聽著郝云的《海風》的時候,情不自禁地打起節拍,這是我喜歡的一首民謠,節奏特別,歌詞更是如此。
他唱一路走來好匆忙,我說跌跌撞撞,也一事無成。
小伙伴今天去面試,一次通過。被面試官問到一個常問的問題,“你為什么要來應聘這份工作,你的職業生涯規劃是怎樣的?”
答:我還比較年輕,想各個方向都試試。
不得不說這樣的回答有些流氓,巧妙無比,但對于實習生而言也有些實在。
各方面都試試的話,也許會錯過一開始深入發展的良機,但也比較不容易后悔吧,畢竟活了這么些年也都知道,找到合適自己的東西,是多么不易。
社會工作導論第一堂課上做自我介紹,談及課程期待里的希望了解社會工作中一些倫理性,鬼使神差地就把想轉到新聞專業的想法說了出來,好在于一眾陌生同學面前談這樣的事情雖不大妥當,但也無傷大雅。
老師問想轉專業的原因,我說一是對傳媒感興趣(這是我來到大學花了接近一年后才清晰意識到的),二則有時候覺得很多新聞工作者智障,產生一些中二的情感。
偏見總是存在的,出于各類亂七八糟的原因。
新院被傳為復旦的四大閑系之一,這使得很多人出于水的原因轉入其中,加之近幾年新聞業智障頻出,這個專業早已失了尊敬。大學里的專業歧視,私以為不甚妥當,也不理解為何這種沒有意義、也不大正確的思維偏要被人拿來秀優越。

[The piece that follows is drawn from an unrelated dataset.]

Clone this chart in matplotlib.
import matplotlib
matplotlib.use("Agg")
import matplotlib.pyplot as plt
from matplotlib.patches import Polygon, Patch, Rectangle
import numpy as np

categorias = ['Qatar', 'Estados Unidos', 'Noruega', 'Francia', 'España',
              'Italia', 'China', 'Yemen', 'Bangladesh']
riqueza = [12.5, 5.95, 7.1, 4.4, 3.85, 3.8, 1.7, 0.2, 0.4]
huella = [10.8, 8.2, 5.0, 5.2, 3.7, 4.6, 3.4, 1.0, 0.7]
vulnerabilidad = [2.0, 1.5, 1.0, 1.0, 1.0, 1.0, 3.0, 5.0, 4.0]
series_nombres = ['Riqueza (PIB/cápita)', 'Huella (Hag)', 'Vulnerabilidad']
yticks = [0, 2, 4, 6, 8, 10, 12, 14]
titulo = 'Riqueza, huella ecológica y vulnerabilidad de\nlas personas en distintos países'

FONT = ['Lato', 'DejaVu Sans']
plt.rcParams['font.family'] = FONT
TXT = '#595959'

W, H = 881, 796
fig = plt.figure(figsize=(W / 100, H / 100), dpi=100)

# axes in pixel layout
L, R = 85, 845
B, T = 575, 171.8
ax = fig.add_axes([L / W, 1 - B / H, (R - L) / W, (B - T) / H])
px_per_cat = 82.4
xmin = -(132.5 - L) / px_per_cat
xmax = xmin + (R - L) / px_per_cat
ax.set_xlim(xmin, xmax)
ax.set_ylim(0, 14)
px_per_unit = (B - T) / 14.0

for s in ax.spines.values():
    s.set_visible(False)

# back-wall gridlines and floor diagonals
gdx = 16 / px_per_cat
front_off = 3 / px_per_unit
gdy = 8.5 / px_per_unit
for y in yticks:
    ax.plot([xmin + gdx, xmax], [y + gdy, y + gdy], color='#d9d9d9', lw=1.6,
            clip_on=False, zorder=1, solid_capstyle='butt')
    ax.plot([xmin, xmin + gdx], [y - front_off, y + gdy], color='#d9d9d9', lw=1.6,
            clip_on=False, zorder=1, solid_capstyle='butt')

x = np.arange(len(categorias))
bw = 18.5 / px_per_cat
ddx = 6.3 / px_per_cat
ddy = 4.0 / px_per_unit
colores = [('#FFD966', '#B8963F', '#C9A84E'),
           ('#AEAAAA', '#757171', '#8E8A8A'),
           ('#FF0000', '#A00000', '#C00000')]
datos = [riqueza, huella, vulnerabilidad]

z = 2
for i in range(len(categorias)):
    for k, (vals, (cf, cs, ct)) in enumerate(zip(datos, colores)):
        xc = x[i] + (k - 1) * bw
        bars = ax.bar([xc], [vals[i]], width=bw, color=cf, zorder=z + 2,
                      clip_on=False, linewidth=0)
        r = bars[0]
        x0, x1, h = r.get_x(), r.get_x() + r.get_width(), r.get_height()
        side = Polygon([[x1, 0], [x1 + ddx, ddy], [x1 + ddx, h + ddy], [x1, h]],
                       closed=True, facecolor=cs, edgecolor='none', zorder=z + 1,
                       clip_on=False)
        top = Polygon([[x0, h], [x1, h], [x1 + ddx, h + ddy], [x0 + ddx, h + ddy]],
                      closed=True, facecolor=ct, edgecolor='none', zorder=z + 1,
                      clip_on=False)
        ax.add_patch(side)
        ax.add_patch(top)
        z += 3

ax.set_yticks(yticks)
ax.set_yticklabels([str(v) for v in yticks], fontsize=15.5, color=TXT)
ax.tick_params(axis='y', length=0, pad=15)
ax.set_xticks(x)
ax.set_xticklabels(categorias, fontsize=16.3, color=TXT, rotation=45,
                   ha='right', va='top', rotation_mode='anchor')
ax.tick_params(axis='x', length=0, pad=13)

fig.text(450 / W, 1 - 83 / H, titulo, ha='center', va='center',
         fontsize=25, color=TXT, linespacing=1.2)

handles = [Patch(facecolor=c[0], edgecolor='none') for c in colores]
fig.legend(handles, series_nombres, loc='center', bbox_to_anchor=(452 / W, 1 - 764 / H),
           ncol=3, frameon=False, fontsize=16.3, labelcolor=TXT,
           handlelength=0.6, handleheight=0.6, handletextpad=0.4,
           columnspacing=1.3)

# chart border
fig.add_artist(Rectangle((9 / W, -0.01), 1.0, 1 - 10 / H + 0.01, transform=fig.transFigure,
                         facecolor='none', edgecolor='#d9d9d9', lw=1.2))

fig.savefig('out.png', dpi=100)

調侃地講,社工的前景是什么?沒有前景。社會學的春天會來嗎?永不會來。但這,也不影響喜歡它的人對它的喜愛,何況只是一種夸張的戲言。
我喜歡就夠了,也許不和理想主義掛鉤,哪怕,和理想主義掛鉤。后一句表達,出于理想主義的詞性趨向負面的語境。畢竟當幾個不溫不火的人跳著說我們專業就是最需要理想主義的,多少有些蒼白。
化學與中國文明課上,老師表現出對新聞專業的調侃和新聞業的批判——后者是前者出現的直接原因。但這位化學系老師言談中的客觀,教人信服——畢竟事實是不必回避的,而過度推斷才是耍流氓。學化學的人很有修養,這位老師如他所言。
一切出于更高的期待罷了。
不曾了解、理解一件事物就憑借私人印象大放厥詞,顯得既無風度,也無智慧,可惜的是,這樣的言行并不少見。反智主義就是被唾棄的陣營中這一現象表現的佼佼者。
前段時間和直系的學妹見面,她一室友表現出對于學習的強烈競爭感,我心了然,和小伙伴失笑講,估計又是個要進國務的人。其另一室友則對于聽說有的課拿A要刷臉表現得很是惶恐,顯然和我一樣,她不是一個喜歡做這種事情的。
談到與學長學姐交流時要注意的問題時,我說不要在請教問題時,因為某個學姐忙著參加跳舞之類的社團活動表示沒有時間,就覺得學姐不厚道,因為在她看來,那就是很重要的事。
順理成章的,我對這群小朋友們裝逼地說,在大學里,學習從來都不是最重要的事情,它只能是之一。
還想再說,找到適合自己的東西真的無比重要。
如果還要問,然后呢?只好回答,然后,就去做啊。
“他們說遠方是大海/那里會有海風吹來/看著海鷗自由自在/不要讓我的夢醒來。”
我突然想起初中時學過的詩歌《在山的那邊》,詩里有句“山那邊的山啊,鐵青著臉,給我的幻想打了一個零分”,讀來莫名喜感。
也許你會覺得不好笑啊,為什么我會覺得喜感呢?嗯,我保證不是因為自己讀到這句就想一本正經地朗誦的緣故。
畢竟鐵青著的臉呀,總是要見的。